When they were young men, Esau got hungry. Jacob took advantage of Esau’s misfortune by offering Esau some stew if he would give up his birthright as the firstborn son to Jacob. Rebecca, their mother, was only too glad to help because she favored Jacob over Esau as they were growing up, whereas Isaac favored Jacob.
The custom was that the father would give a blessing to formally acknowledge the firstborn as the principal heir. So when Isaac was dying and ready to give a departing blessing to his first-born son, Rebecca disguised Jacob to look like Esau so that Isaac would give the first-born blessing to Jacob that should have gone to Esau. As a result of this deception, Jacob now had the privileges of a first-born son.
As you can imagine, Esau becomes quite upset that Jacob had taken advantage of Esau’s necessities, and quite understandably, the two brothers became estranged from one another. In fact, Esau became furious and vowed to kill Jacob as soon as Isaac had died. Rebecca intervened to save Jacob, who fled from the land of his birth, leaving behind the estate he had tried by deception to inherit.
But their estrangement did not last their whole lives. God eventually told Jacob to return to his own country and reconcile with Esau. (Along the way, Jacob wrestled with an angel and suffered a permanent hip injury, but that’s a story for another day). Jacob and Esau saw one another coming. They met. They embraced and wept together. Jacob introduced Esau to his family and gave Esau a huge gift of livestock that Jacob had brought with him. They then peaceably go their own ways.
What is significant about this story was that the reconciliation was not forced by either brother but was commanded by God to occur. What this says is, that if reconciliation is meant to occur, God will make it so.
But do not forget that reconciliation is at the heart of all we do as the People of God. Reconciliation is found on almost every page of the New Testament; it is an essential part of the Gospel message. Jesus preached a message of reconciliation, both in his parables and in his healings. His life, death, and Resurrection were all part of revelation: the good news of God’s gift of reconciliation.
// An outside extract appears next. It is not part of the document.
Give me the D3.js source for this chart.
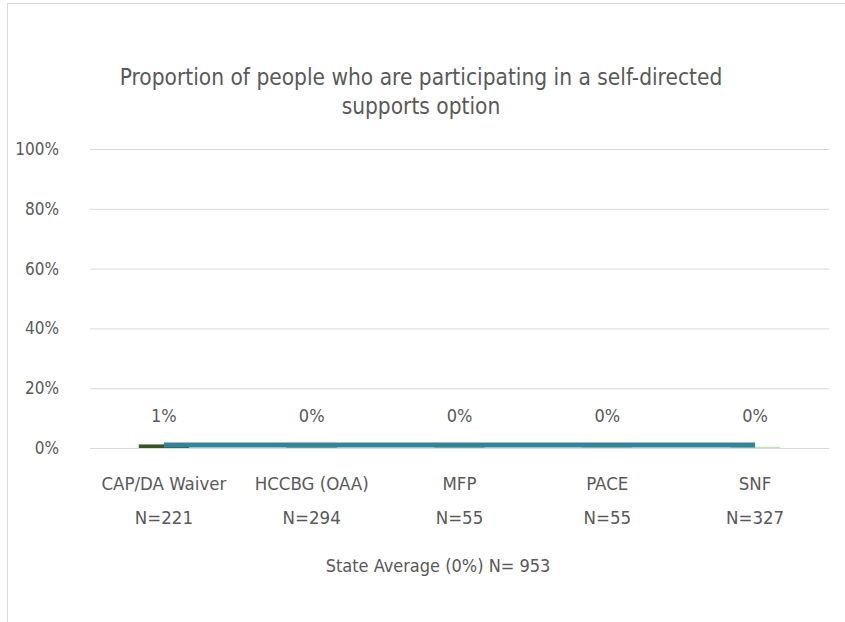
<!DOCTYPE html>
<html>
<head>
	<meta charset="utf-8">
	<title>Self-directed supports</title>
	<script src="https://cdn.jsdelivr.net/npm/d3@7"></script>
</head>
<style type="text/css">
body { margin: 0; background: #fff; }
text { font-family: "Liberation Sans Narrow", "DejaVu Sans Condensed", "Noto Sans", sans-serif; fill: #595959; }
</style>
<body>
</body>
<script type="text/javascript">
	// data
	var categories = ["CAP/DA Waiver", "HCCBG (OAA)", "MFP", "PACE", "SNF"];
	var counts = [221, 294, 55, 55, 327];
	var values = [0.012, 0.002, 0.002, 0.002, 0.004];
	var valueLabels = ["1%", "0%", "0%", "0%", "0%"];
	var barColors = ["#375623", "#548235", "#70ad47", "#a9d18e", "#c5e0b4"];
	var stateAvg = 0.01;
	var stateLabel = "State Average (0%) N= 953";
	var yTicks = [0, 0.2, 0.4, 0.6, 0.8, 1];
	var title = ["Proportion of people who are participating in a self-directed", "supports option"];

	var w = 845, h = 622;
	var svg = d3.select("body").append("svg").attr("width", w).attr("height", h);

	// chart frame
	svg.append("rect").attr("x", 7.5).attr("y", 3.5).attr("width", 900).attr("height", 700)
		.attr("fill", "none").attr("stroke", "#d9d9d9");

	var pLeft = 90, pRight = 829, pTop = 149, pBottom = 448;

	var x = d3.scaleBand().domain(categories).range([pLeft, pRight])
				.paddingInner(0.66).paddingOuter(0.33);
	var y = d3.scaleLinear().domain([0, 1]).range([pBottom, pTop]);

	svg.selectAll(".title").data(title).enter().append("text")
		.attr("class", "title")
		.attr("x", 421)
		.attr("y", function(d, i){ return 85 + i * 29; })
		.attr("text-anchor", "middle")
		.attr("font-size", 22.5)
		.text(function(d){ return d; });

	// gridlines + y labels
	var yAxis = svg.append("g").attr("transform", "translate(" + pLeft + ",0)")
		.call(d3.axisLeft(y).tickValues(yTicks).tickFormat(d3.format(".0%"))
			.tickSize(-(pRight - pLeft)).tickPadding(31));
	yAxis.select(".domain").remove();
	yAxis.selectAll("line").attr("stroke", "#d9d9d9");
	yAxis.selectAll("text").attr("font-size", 17).attr("fill", "#595959")
		.style("font-family", "\"Liberation Sans Narrow\", \"DejaVu Sans Condensed\", sans-serif");

	// bars
	svg.selectAll(".bar").data(values).enter().append("rect")
		.attr("class", "bar")
		.attr("x", function(d, i){ return x(categories[i]); })
		.attr("y", function(d){ return y(d); })
		.attr("width", x.bandwidth())
		.attr("height", function(d){ return y(0) - y(d); })
		.attr("fill", function(d, i){ return barColors[i]; });

	// state average line
	var line = d3.line()
		.x(function(d){ return x(d) + x.bandwidth() / 2; })
		.y(function(){ return y(stateAvg); });
	svg.append("path").datum(categories)
		.attr("d", line)
		.attr("fill", "none")
		.attr("stroke", "#31849b")
		.attr("stroke-width", 5);

	// value labels
	svg.selectAll(".vlab").data(valueLabels).enter().append("text")
		.attr("class", "vlab")
		.attr("x", function(d, i){ return x(categories[i]) + x.bandwidth() / 2; })
		.attr("y", 422)
		.attr("text-anchor", "middle")
		.attr("font-size", 18)
		.attr("fill", "#404040")
		.text(function(d){ return d; });

	// category labels
	var cat = svg.selectAll(".cat").data(categories).enter().append("text")
		.attr("class", "cat")
		.attr("text-anchor", "middle")
		.attr("font-size", 18.5);
	cat.append("tspan")
		.attr("x", function(d){ return x(d) + x.bandwidth() / 2; })
		.attr("y", 490)
		.text(function(d){ return d; });
	cat.append("tspan")
		.attr("x", function(d){ return x(d) + x.bandwidth() / 2; })
		.attr("y", 524)
		.text(function(d, i){ return "N=" + counts[i]; });

	svg.append("text")
		.attr("x", 438)
		.attr("y", 572)
		.attr("text-anchor", "middle")
		.attr("font-size", 18)
		.text(stateLabel);
</script>
</html>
Jesus is reconciliation personified, both in his message and in his life, death, and resurrection. In this way, Jesus himself is the primordial sacrament of Reconciliation.
The world is full of conflicts that cry out for reconciliation. Turn on the news and watch war on live television as Putin’s Russian military continues to perpetrate their ongoing sin of horrific violence against innocent civilians that is likely to continue for a very long time.
God is always ready to reconcile with us. God’s grace is absolutely gratuitous. We need not do anything to gain it. All we need do is accept God’s invitation to be bathed in his mercy so that we might show mercy to others as God has loved us. AMEN.